Congress: With deadlines looming, farmers urge quick action
Editor's note: The following note was written by Christine Souza, an assistant editor of Ag Alert. Ag Alert is the weekly newspaper for the California Farm Bureau Federation.
As Congress reconvened for a post-election, "lame-duck" session, farmers and ranchers are urging their representatives to work together to address pressing issues facing agriculture.
Rayne Pegg, manager of the California Farm Bureau Federation Federal Policy Division, said it is vital for Congress to resolve issues such as the farm bill and the combination of scheduled tax increases and budget cuts that has come to be known as the "fiscal cliff."
American Farm Bureau Federation President Bob Stallman also emphasized the importance of getting the work done before the end of the year.
"Farmers and ranchers, like all Americans, have a list of issues that they are relying on the administration and Congress to address. But we cannot wait until 2013 for the action to start," Stallman said. "Serious work on the farm bill, the fiscal cliff and critical tax policy fixes all must start during the lame-duck session."
The fiscal cliff of automatic, across-the-board spending cuts and the end of Bush-era tax rates that become effective on Jan. 1 pose the most pressing challenges for congressional leaders and the Obama administration.
Josh Rolph of the CFBF Federal Policy Division noted that in President Obama's first address following re-election, he said in clear terms that the wealthiest Americans would need to pay "a little more in taxes." Although House Speaker John Boehner, R-Ohio, had previously indicated he was willing to negotiate with the president, raising taxes appears not to be an option for Republicans.
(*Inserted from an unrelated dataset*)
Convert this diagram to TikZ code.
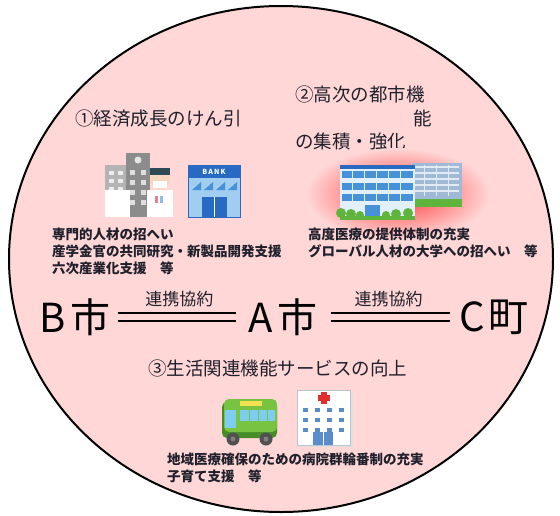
\documentclass[tikz,border=0pt]{standalone}
\usepackage{fontspec}
\setmainfont{Noto Sans CJK JP}
\begin{document}
\definecolor{bgpink}{RGB}{255,215,215}
\definecolor{inkdark}{RGB}{32,32,44}
\definecolor{towergray}{RGB}{140,140,140}
\definecolor{lightgray}{RGB}{180,180,180}
\definecolor{hair}{RGB}{46,75,85}
\definecolor{skin}{RGB}{246,214,188}
\definecolor{bankdark}{RGB}{40,105,195}
\definecolor{banklight}{RGB}{160,205,240}
\definecolor{glassblue}{RGB}{70,145,215}
\definecolor{paleblue}{RGB}{225,240,250}
\definecolor{backblue}{RGB}{160,185,215}
\definecolor{leaf}{RGB}{95,180,60}
\definecolor{busgreen}{RGB}{120,195,65}
\definecolor{busdark}{RGB}{70,140,40}
\definecolor{buswin}{RGB}{125,205,240}
\definecolor{signyellow}{RGB}{245,225,80}
\definecolor{wheel}{RGB}{80,80,80}
\definecolor{hospline}{RGB}{185,195,210}
\definecolor{hospwin}{RGB}{90,140,205}
\definecolor{crossred}{RGB}{225,45,45}
\begin{tikzpicture}[x=1pt,y=-1pt,
  heading/.style={font=\fontsize{18.5}{23.5}\selectfont, text=inkdark, inner sep=0pt},
  note/.style={font=\fontsize{13.5}{17}\selectfont\bfseries, text=inkdark, align=left, inner sep=0pt},
  city/.style={font=\fontsize{40}{40}\selectfont, text=black, inner sep=0pt},
  pact/.style={font=\fontsize{17}{17}\selectfont, text=inkdark, inner sep=0pt},
  pactline/.style={draw=black, line width=2pt, double=bgpink, double distance=6pt}]
\useasboundingbox (0,0) rectangle (560,515);

% region disc
\draw[fill=bgpink, line width=2pt] (281,259) ellipse [x radius=272pt, y radius=253pt];

% ---------- (1) economic growth ----------
\node[heading, anchor=west] (h1) at (75,119) {①経済成長のけん引};

% office tower with doctor
\fill[lightgray] (105,165) rectangle (128,195);
\foreach \yy in {171,179,187} {\fill[white!85!gray] (109,\yy) rectangle (114,\yy+4); \fill[white!85!gray] (118,\yy) rectangle (123,\yy+4);}
\fill[towergray] (126,153) rectangle (150,217);
\fill[white!80!gray] (138,160) circle (3.5pt);
\foreach \yy in {170,180,190,200} {\fill[white!75!gray] (130,\yy) rectangle (135,\yy+5); \fill[white!75!gray] (141,\yy) rectangle (146,\yy+5);}
\fill[white] (105,190) rectangle (130,217);
\fill[white] (147,190) rectangle (173,217);
\fill[skin] (160,179) circle (10pt);
\fill[hair] (150,168) rectangle (170,175);
\fill[white] (153,181) rectangle (167,188);
\fill[crossred!60!white] (155,196) rectangle (158,203);
\fill[glassblue!60!white] (160,196) rectangle (163,203);

% bank
\fill[banklight] (188,165) rectangle (240,217);
\fill[bankdark] (188,165) rectangle (240,178);
\node[font=\fontsize{7}{7}\selectfont\bfseries, text=white, inner sep=0pt] (banklabel) at (214,171.5) {B\,A\,N\,K};
\foreach \xx in {192,204,216,228} {\fill[glassblue] (\xx,190) -- (\xx+9,190) -- (\xx+9,182) -- cycle;}
\fill[bankdark] (202,197) rectangle (227,217);
\draw[white, line width=0.8pt] (214.5,197) -- (214.5,217);
\draw[bankdark, line width=1pt] (188,165) rectangle (240,217);

\node[note, anchor=north west] (n1) at (52,228)
  {専門的人材の招へい\\産学金官の共同研究・新製品開発支援\\六次産業化支援　等};

% ---------- (2) higher urban functions ----------
\node[heading, anchor=north west, align=left] (h2) at (295,86)
  {②高次の都市機\\\makebox[137pt][r]{能}\\の集積・強化};

% glow behind the building
\shade[inner color=red!75!bgpink, outer color=bgpink] (398,194) ellipse [x radius=92pt, y radius=46pt];
% back wing
\fill[backblue] (412,163) rectangle (462,207);
\foreach \yy in {167,173,179,185,191} {\draw[white!70!backblue, line width=1.2pt] (415,\yy) -- (459,\yy);}
\foreach \xx in {424,436,448} {\draw[white!70!backblue, line width=0.8pt] (\xx,165) -- (\xx,196);}
\fill[leaf] (412,199) rectangle (462,207);
% front block
\fill[paleblue] (340,165) rectangle (415,220);
\fill[bankdark] (340,165) rectangle (415,169);
\foreach \yy in {171,183,194} {\fill[glassblue] (342,\yy) rectangle (413,\yy+7);}
\foreach \yy in {171,183,194} {\foreach \xx in {352,364,376,388,400} {\draw[paleblue, line width=0.8pt] (\xx,\yy) -- (\xx,\yy+7);}}
\fill[glassblue] (365,205) rectangle (380,220);
\fill[leaf] (341,213) circle (5pt); \fill[leaf] (351,214) circle (5pt); \fill[leaf] (360,215) circle (4pt);
\fill[leaf] (386,215) circle (4pt); \fill[leaf] (396,214) circle (5pt); \fill[leaf] (408,213) circle (5pt);
\fill[leaf] (340,216) rectangle (415,220);

\node[note, anchor=north west] (n2) at (308,228)
  {高度医療の提供体制の充実\\グローバル人材の大学への招へい　等};

% ---------- partner municipalities ----------
\node[city] (b) at (75,317) {B\kern5pt 市};
\node[city] (a) at (283,317) {A\kern5pt 市};
\node[city] (c) at (494,317) {C\kern3pt 町};
\draw[pactline, shorten <=7pt, shorten >=12pt] (b.east) -- node[pact, midway, above=9.5pt] (p1) {連携協約} (a.west);
\draw[pactline, shorten <=13pt, shorten >=10pt] (a.east) -- node[pact, midway, above=9.5pt] (p2) {連携協約} (c.west);

% ---------- (3) daily-life services ----------
\node[heading, anchor=west] (h3) at (148,368) {③生活関連機能サービスの向上};

% bus
\fill[busdark] (222,402) [rounded corners=5pt] rectangle (277,438);
\fill[busgreen] (224,399) [rounded corners=5pt] rectangle (277,432);
\fill[signyellow] (240,401) rectangle (262,406);
\fill[buswin] (225,410) rectangle (236,428);
\fill[buswin] (240,410) rectangle (275,421);
\foreach \xx in {249,258,267} {\draw[busgreen, line width=1pt] (\xx,410) -- (\xx,421);}
\fill[wheel] (233,439) circle (6.5pt); \fill[gray] (233,439) circle (2.5pt);
\fill[wheel] (266,439) circle (6.5pt); \fill[gray] (266,439) circle (2.5pt);

% hospital
\fill[black!12] (300,393) rectangle (353,447);
\fill[white] (297,390) rectangle (350,445);
\draw[hospline, line width=1pt] (297,390) rectangle (350,445);
\fill[crossred] (320.5,392) rectangle (326.5,404);
\fill[crossred] (317.5,395) rectangle (329.5,401);
\foreach \yy in {408,418,428} {\foreach \xx in {303,315,327,339} {\fill[hospwin] (\xx,\yy) rectangle (\xx+5,\yy+4);}}
\fill[hospwin] (313,432) rectangle (333,445);
\draw[white, line width=0.8pt] (323,432) -- (323,445);

\node[note, anchor=north west] (n3) at (167,453)
  {地域医療確保のための病院群輪番制の充実\\子育て支援　等};
\end{tikzpicture}
\end{document}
Senate Minority Leader Mitch McConnell, R-Ky., clearly made that point in a statement, Rolph said.
"One thing seems sure: There will be a fight during the lame-duck session between a president who says he now has a mandate to raise taxes on the most wealthy, and congressional Republicans who oppose any tax hikes," said Rolph, who is the CFBF director of international trade, farm policy, taxation and plant health. "If there is a stalemate, taxes will go up for everyone beginning in January."
Unless Congress acts before the end of the year, for example, the exemption level on federal estate taxes will drop from the current $5 million to $1 million, and the tax rate will increase to 55 percent.
Farm Bureau will urge the lame-duck Congress to extend current tax policies at least temporarily, Rolph said, and will seek broader tax reform in the next Congress.